Results and Discussions

 

Morphology and structure characterization of membranes

 

Figure 2 shows a typical digital photograph of PVDF membrane surface before and after Pt coating. Pt deposition gave rise to a shinier surface, which can be expected to function as a back reflector to confine light and enhance the light absorption in the cell. The PVDF membranes both before and after Pt deposition showed so excellent flexibility that they can be attached on the surface of the TiO2 electrode directly and firmly. The pore size and morphology of the original micro-porous membrane and the formed membrane CE was examined using scanning electron microscope (SEM). The original membrane showed a circular pore morphology in Fig. 3(a). The mean pore size was estimated to be about 0.45 μm. The thickness of the membrane was about 80 μm. The surface morphology of the Pt-coated membrane was shown in Fig. 3(b). The pore size of the Pt-coated membrane decreased to 0.1-0.2 μm approximately. The pores of the original and Pt-coated membranes were perpendicular to the membrane surface and exhibited cylindrical geometry. This vertical and unbending path is beneficial for ion transport. The porosity (the void fraction per unit volume of the porous film) was calculated from the total pore cross-sectional area within the scanned area. From the cross-section SEM analysis, the porosity value was high up to 25%, which helps the ionic diffusion in the electrolyte. Furthermore, PVDF, with the presence of fluorine which has the smallest ionic radius and the largest electronegativity, is expected to improve the ionic transport and reduce the recombination rate at TiO2/electrolyte interface. It is reported that the solid electrolyte based on PVDF and poly (ethylene oxide) (PEO) showed good miscibility and improved ionic conductivity and achieved a high photo-to-current conversion efficiency, comparing to that of pure PEO polymer electrolyte [25].

 

Figure 2 Digital photograph of membrane (a) before and (b) after Pt coating.

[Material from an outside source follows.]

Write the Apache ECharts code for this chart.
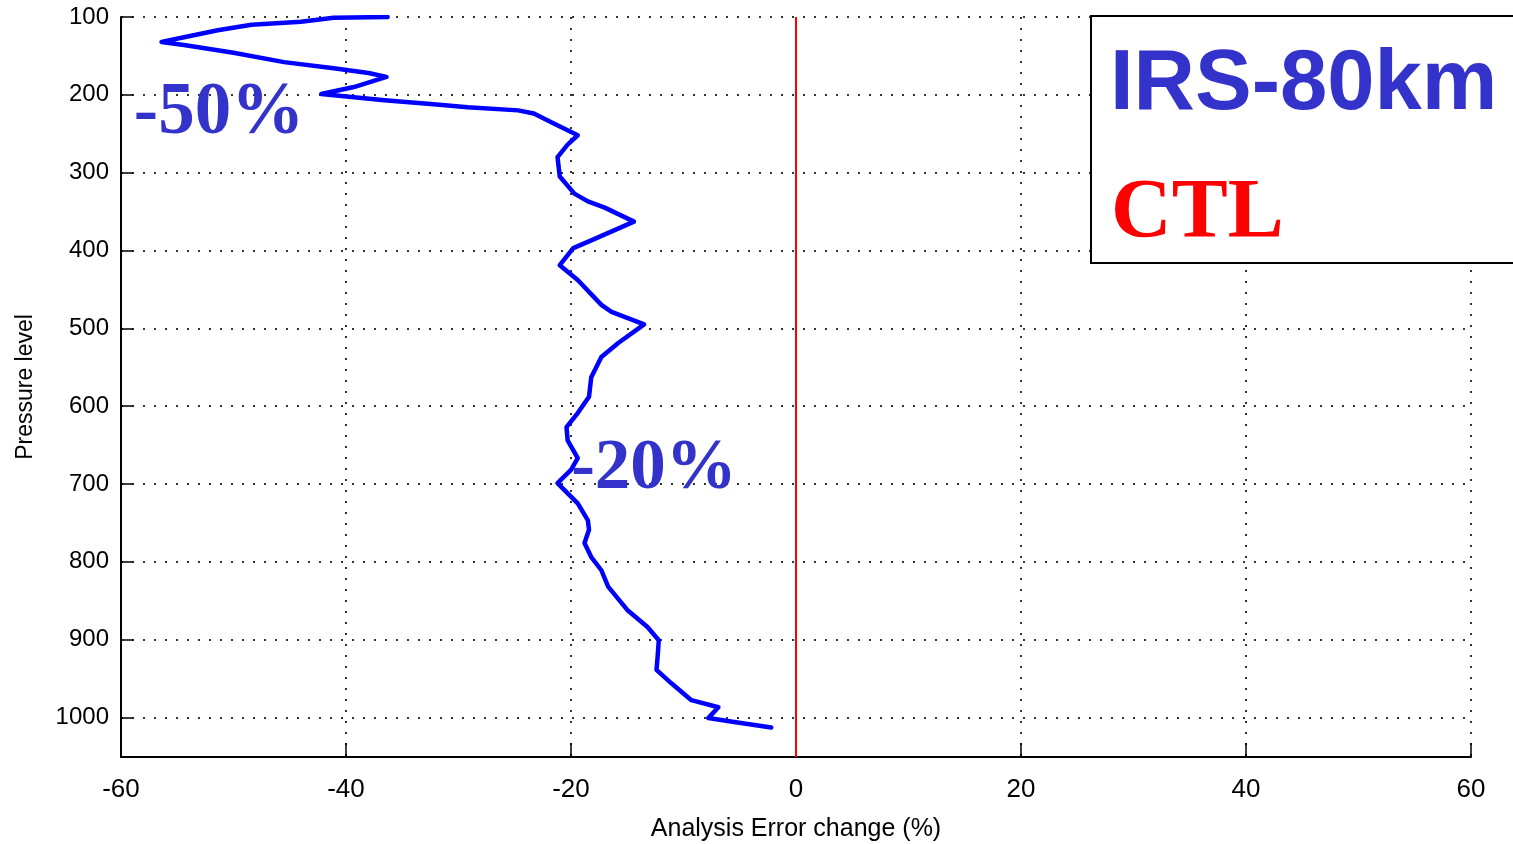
<!DOCTYPE html>
<html>
<head>
<meta charset="utf-8">
<script src="https://cdn.jsdelivr.net/npm/echarts@6/dist/echarts.min.js"></script>
<style>
html,body{margin:0;padding:0;background:#fff;}
#chart{width:1513px;height:844px;}
</style>
</head>
<body>
<div id="chart"></div>
<script>
// Pressure levels (hPa) and analysis error change (%)
var pressure = [100,101,106,110,117,126,132,136,146,158,166,172,177,190,199,207,212,216,220,224,235,252,264,280,305,327,337,345,363,387,397,419,438,470,479,495,519,537,563,588,609,627,644,667,682,699,725,747,759,776,794,811,832,862,884,901,922,939,956,978,987,1001,1006,1013];
var errorChange = [-36.3,-41.1,-44,-48.4,-51.4,-54.4,-56.4,-54.4,-50,-45.5,-41.1,-38,-36.4,-39.3,-42.2,-36.6,-32.2,-29.2,-24.7,-23.3,-21.8,-19.4,-20.3,-21.2,-21,-19.7,-18.5,-17,-14.4,-18.2,-19.8,-21,-19.4,-17.3,-16.4,-13.5,-15.8,-17.3,-18.2,-18.4,-19.4,-20.4,-20.3,-19.4,-20,-21.2,-19.4,-18.5,-18.4,-18.8,-18.2,-17.3,-16.7,-15,-13.2,-12.2,-12.3,-12.4,-11.1,-9.3,-6.9,-7.8,-5.5,-2.2];
var xTicks = [-60,-40,-20,0,20,40,60];
var yTicks = [100,200,300,400,500,600,700,800,900,1000];
var ctlValue = 0;
var annotations = ['-50%','-20%'];
var boxTitle = 'IRS-80km';
var boxSub = 'CTL';

var seriesData = pressure.map(function(p,i){ return [errorChange[i], p]; });

var chart = echarts.init(document.getElementById('chart'), null, {renderer:'canvas'});
var gridDot = {type:[2,9], color:'#333', width:2};
var option = {
  animation:false,
  backgroundColor:'#fff',
  grid:{left:121, right:42, top:17, bottom:87, containLabel:false, outerBoundsMode:'none'},
  xAxis:{
    type:'value', min:xTicks[0], max:xTicks[xTicks.length-1], interval:20,
    position:'bottom',
    axisLine:{show:true, onZero:false, lineStyle:{color:'#000', width:2}},
    axisTick:{show:true, inside:true, length:14, lineStyle:{color:'#000', width:1.5}},
    axisLabel:{fontSize:26, color:'#000', margin:20, fontFamily:'"Liberation Sans", Arial, sans-serif'},
    splitLine:{show:true, lineStyle:gridDot},
    name:'Analysis Error change (%)', nameLocation:'middle', nameGap:60,
    nameTextStyle:{fontSize:25, color:'#000', fontFamily:'"Liberation Sans", Arial, sans-serif'}
  },
  yAxis:{
    type:'value', inverse:true, min:yTicks[0], max:1051, interval:100,
    axisLine:{show:true, onZero:false, lineStyle:{color:'#000', width:2}},
    axisTick:{show:true, inside:true, length:12, lineStyle:{color:'#000', width:1.5}},
    axisLabel:{fontSize:24, color:'#000', margin:12, showMaxLabel:false,
      fontFamily:'"Liberation Sans", Arial, sans-serif',
      formatter:function(v){ return yTicks.indexOf(v)>=0 ? String(v) : ''; }},
    splitLine:{show:true, lineStyle:gridDot},
    name:'Pressure level', nameLocation:'middle', nameGap:84,
    nameTextStyle:{fontSize:23, color:'#000', fontFamily:'"Liberation Sans", Arial, sans-serif'}
  },
  series:[{
    type:'line', data:seriesData, showSymbol:false, symbol:'none',
    lineStyle:{color:'#0000FF', width:4.5, join:'round', cap:'round'},
    z:5,
    markLine:{
      silent:true, symbol:['none','none'], label:{show:false},
      lineStyle:{color:'#FF0000', width:2, type:'solid'},
      data:[{xAxis:ctlValue}]
    }
  }],
  graphic:[
    {type:'text', z:20, style:{text:annotations[0], x:219, y:114, align:'center', verticalAlign:'middle', textAlign:'center', textVerticalAlign:'middle', font:'bold 73px "Liberation Serif", "Times New Roman", serif', fill:'#3333CC'}},
    {type:'text', z:20, style:{text:annotations[1], x:654, y:470, align:'center', verticalAlign:'middle', textAlign:'center', textVerticalAlign:'middle', font:'bold 71px "Liberation Serif", "Times New Roman", serif', fill:'#3333CC'}},
    {type:'rect', z:20, shape:{x:1091, y:16, width:440, height:247}, style:{fill:'#fff', stroke:'#000', lineWidth:2}},
    {type:'text', z:21, style:{text:boxTitle, x:1110, y:86, align:'left', verticalAlign:'middle', textAlign:'left', textVerticalAlign:'middle', font:'bold 85px "Liberation Sans", Arial, sans-serif', fill:'#3333CC'}},
    {type:'text', z:21, style:{text:boxSub, x:1111, y:215, align:'left', verticalAlign:'middle', textAlign:'left', textVerticalAlign:'middle', font:'bold 84px "Liberation Serif", "Times New Roman", serif', fill:'#FF0000'}}
  ]
};
chart.setOption(option);
</script>
</body>
</html>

Figure 2 Digital photograph of membrane (a) before and (b) after Pt coating.

 

Figure 3 SEM images of surface morphology of (a) membrane, (b) Pt-coated membrane CE.

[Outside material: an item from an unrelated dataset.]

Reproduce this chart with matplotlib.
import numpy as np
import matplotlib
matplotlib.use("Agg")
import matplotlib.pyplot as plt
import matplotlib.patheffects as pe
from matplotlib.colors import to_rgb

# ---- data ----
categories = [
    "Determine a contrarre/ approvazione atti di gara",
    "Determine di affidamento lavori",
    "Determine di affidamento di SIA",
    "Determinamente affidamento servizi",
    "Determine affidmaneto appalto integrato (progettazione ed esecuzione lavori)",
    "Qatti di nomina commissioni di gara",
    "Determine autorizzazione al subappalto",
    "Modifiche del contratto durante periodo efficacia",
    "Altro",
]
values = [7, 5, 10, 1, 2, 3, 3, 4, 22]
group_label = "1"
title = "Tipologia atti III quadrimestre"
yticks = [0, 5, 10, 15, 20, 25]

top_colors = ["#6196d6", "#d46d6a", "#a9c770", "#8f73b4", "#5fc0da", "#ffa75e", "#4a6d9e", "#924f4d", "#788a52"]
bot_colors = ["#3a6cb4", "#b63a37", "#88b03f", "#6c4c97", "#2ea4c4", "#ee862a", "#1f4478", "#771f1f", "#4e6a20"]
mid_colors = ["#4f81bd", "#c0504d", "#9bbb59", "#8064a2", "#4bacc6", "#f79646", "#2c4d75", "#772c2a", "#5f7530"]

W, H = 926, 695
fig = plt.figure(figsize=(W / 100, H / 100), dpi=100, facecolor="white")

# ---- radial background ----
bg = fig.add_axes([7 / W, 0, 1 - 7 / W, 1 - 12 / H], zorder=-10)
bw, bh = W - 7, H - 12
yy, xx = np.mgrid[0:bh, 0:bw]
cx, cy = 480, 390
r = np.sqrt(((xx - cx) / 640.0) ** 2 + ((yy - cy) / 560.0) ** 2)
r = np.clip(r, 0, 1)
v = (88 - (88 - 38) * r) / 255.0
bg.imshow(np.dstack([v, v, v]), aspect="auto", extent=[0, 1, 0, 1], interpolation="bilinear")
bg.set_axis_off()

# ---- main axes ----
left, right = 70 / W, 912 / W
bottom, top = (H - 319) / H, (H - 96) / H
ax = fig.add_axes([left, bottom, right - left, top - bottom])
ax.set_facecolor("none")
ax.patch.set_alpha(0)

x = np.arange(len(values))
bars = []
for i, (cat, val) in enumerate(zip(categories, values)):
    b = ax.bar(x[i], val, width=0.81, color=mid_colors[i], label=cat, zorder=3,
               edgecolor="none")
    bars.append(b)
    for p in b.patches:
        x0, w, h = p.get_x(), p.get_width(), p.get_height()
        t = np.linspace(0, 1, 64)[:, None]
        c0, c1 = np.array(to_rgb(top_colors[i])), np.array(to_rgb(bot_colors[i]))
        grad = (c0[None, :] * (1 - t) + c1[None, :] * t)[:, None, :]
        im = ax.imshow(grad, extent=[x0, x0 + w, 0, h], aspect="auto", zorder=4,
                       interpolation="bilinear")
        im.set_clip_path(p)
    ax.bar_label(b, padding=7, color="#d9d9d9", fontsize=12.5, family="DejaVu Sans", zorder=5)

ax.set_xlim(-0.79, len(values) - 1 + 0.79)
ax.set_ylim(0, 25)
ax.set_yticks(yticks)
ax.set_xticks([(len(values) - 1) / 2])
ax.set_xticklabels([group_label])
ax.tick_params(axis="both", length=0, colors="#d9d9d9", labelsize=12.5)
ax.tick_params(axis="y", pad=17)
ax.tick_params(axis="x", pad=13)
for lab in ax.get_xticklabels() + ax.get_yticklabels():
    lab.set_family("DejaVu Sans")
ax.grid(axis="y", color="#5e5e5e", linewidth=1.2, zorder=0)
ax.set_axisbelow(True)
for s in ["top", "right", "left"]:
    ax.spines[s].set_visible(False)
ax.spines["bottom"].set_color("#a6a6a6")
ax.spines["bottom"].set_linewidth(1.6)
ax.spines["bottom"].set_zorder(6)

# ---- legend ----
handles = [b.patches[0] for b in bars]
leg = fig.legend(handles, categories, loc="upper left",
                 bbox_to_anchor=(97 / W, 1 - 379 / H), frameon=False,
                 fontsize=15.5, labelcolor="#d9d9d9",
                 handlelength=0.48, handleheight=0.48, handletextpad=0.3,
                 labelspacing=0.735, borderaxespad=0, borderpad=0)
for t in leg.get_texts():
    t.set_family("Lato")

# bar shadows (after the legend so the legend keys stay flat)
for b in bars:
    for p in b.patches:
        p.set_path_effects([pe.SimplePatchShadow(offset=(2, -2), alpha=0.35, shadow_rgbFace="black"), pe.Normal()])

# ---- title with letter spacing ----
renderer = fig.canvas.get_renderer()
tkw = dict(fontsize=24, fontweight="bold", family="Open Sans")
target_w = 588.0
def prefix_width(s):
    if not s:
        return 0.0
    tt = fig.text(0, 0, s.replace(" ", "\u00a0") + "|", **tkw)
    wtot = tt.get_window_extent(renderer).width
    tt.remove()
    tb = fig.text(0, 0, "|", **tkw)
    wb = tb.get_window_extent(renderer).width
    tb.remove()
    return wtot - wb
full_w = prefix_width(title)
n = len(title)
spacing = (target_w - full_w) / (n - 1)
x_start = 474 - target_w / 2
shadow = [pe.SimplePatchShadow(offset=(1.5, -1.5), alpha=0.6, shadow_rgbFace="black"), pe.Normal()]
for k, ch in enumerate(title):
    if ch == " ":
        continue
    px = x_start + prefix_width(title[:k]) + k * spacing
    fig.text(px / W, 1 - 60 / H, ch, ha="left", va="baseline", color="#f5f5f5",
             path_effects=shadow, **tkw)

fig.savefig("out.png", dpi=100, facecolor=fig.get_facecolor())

Figure 3 SEM images of surface morphology of (a) membrane, (b) Pt-coated membrane CE.

 

Photovoltaic performance of devised DSCs

 

Figure 4 shows the photocurrent density-voltage characteristics of DSCs with Pt coated membrane and chemically deposited Pt/FTO as CEs, respectively, under air mass AM 1.5 simulated solar illumination at 100 mW/cm2. The detailed photovoltaic performance parameters are listed in Table 1. It can be seen that DSCs with the conventional CE exhibited a short-circuit current density (Jsc) of 14.04 mA/cm2, open-circuit voltage (Voc) of 0.798 V, fill factor (FF) of 72.3% and conversion efficiency (h) of 8.10%. DSCs with the PVDF membrane CE displayed a lower Voc of 0.724 V, a lower FF of 41.9%, but a higher Jsc of 14.62 mA/cm2. As a consequence, a h of 4.43% is achieved for DSCs with the flexible membrane CE.

 

Figure 4 Photocurrent density-Voltage characteristics of DSC with conventional (square) and membrane (circle) counter electrode.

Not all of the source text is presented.